# TASK DIRECTIONS
Locate and copy each line in the data that contains the word "drawn".

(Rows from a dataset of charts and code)
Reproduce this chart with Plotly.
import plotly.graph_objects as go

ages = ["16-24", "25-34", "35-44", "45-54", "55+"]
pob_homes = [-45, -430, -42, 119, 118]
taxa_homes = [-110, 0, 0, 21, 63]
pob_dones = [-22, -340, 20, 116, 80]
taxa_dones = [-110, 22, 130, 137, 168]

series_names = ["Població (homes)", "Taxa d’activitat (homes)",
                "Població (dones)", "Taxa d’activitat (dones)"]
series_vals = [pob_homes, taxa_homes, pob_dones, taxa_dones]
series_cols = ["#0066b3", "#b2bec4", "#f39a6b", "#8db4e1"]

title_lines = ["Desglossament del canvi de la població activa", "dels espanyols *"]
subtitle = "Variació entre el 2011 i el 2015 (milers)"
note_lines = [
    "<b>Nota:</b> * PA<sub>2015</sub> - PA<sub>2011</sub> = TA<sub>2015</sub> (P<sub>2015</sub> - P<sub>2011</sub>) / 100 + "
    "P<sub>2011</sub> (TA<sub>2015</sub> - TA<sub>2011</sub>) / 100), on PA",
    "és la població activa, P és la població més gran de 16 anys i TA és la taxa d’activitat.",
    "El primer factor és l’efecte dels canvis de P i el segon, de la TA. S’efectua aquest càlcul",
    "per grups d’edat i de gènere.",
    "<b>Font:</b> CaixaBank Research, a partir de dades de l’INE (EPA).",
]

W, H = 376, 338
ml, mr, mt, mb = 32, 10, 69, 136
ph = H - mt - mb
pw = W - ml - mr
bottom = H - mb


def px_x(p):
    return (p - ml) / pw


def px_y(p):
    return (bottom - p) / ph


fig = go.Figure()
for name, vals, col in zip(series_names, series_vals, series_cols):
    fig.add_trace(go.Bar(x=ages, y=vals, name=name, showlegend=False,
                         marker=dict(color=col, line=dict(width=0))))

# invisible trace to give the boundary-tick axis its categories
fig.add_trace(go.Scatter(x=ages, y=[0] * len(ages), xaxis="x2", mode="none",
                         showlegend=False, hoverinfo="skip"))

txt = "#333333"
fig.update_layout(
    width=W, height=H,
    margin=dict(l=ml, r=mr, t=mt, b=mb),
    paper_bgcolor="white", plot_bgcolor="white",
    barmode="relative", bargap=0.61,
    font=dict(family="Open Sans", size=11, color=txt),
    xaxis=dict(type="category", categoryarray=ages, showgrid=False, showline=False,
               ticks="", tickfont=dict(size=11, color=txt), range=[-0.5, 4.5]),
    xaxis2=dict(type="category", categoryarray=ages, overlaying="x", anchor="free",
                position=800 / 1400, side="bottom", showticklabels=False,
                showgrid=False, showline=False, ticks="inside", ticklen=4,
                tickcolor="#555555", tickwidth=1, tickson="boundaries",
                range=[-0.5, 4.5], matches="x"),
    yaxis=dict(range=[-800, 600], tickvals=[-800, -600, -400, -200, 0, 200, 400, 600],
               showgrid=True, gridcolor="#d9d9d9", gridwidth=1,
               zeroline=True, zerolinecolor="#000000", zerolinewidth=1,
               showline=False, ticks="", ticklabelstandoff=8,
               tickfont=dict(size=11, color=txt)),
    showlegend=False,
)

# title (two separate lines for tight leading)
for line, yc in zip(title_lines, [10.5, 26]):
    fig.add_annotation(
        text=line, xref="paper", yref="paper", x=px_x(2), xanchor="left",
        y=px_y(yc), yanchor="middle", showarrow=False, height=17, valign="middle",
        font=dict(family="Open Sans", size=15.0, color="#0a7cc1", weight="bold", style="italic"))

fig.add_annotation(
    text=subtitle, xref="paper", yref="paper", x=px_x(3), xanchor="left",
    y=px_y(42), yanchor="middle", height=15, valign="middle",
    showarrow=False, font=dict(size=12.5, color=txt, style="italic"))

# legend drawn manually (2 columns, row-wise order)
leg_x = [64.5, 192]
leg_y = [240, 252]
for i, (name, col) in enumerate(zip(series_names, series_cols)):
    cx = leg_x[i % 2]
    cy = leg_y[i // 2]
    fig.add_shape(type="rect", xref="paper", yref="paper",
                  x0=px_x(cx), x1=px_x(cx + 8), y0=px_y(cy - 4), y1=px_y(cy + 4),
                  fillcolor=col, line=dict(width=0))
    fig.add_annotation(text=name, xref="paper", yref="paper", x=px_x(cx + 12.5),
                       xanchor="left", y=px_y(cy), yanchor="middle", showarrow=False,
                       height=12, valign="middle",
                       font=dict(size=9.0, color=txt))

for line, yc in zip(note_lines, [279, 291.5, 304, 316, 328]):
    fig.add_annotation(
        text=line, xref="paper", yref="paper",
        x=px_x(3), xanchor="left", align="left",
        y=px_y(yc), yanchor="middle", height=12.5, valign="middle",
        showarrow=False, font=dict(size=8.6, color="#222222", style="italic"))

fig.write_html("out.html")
* * *
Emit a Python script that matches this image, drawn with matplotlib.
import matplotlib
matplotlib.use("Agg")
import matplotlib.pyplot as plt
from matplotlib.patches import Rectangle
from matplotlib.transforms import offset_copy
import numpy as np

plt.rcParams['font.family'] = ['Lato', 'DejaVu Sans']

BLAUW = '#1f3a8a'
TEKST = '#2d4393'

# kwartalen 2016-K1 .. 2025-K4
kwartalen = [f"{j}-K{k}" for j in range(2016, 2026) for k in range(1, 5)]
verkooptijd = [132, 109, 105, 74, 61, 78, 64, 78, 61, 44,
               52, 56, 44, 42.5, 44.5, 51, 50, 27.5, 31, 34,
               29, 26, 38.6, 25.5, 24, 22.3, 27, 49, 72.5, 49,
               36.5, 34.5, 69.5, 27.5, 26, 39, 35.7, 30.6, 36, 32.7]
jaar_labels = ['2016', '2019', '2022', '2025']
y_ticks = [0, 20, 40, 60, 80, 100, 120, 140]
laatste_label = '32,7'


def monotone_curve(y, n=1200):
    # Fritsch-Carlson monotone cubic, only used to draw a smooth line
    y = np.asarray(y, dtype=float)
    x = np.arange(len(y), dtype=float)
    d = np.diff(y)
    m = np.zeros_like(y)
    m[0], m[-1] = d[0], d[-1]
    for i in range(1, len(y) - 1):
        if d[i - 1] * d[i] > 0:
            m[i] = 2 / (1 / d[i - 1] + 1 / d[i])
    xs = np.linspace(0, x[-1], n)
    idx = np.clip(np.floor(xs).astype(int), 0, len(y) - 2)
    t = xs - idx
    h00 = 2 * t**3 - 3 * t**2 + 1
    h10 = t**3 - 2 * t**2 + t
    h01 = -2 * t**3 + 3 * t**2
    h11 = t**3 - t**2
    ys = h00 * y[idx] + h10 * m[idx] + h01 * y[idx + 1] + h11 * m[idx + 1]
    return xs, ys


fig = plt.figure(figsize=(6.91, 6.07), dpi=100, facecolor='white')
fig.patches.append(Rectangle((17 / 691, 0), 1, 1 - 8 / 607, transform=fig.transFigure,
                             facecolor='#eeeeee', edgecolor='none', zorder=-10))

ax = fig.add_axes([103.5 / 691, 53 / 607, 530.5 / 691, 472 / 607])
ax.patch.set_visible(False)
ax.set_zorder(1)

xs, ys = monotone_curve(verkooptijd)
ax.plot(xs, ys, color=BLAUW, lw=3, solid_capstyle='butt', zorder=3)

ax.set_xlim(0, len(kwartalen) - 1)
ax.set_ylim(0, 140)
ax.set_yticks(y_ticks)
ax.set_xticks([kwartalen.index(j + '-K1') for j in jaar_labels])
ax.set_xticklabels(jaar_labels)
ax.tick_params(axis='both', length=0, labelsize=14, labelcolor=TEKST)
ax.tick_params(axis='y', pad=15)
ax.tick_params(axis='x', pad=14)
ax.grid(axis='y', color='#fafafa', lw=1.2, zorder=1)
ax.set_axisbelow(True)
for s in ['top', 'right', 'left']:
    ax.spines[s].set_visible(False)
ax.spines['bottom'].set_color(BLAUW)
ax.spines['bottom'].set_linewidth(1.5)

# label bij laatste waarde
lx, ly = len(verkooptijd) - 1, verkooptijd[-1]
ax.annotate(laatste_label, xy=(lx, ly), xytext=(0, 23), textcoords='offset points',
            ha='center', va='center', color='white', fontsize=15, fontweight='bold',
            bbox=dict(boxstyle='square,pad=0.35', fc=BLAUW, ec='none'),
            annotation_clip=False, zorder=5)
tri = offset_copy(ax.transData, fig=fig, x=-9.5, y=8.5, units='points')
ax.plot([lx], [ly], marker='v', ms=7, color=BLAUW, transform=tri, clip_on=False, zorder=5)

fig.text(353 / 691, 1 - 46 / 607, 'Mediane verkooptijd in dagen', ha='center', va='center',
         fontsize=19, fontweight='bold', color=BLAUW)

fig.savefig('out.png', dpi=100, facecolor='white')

# RIGHT ANSWER
# legend drawn manually (2 columns, row-wise order)
Emit a Python script that matches this image, drawn with matplotlib.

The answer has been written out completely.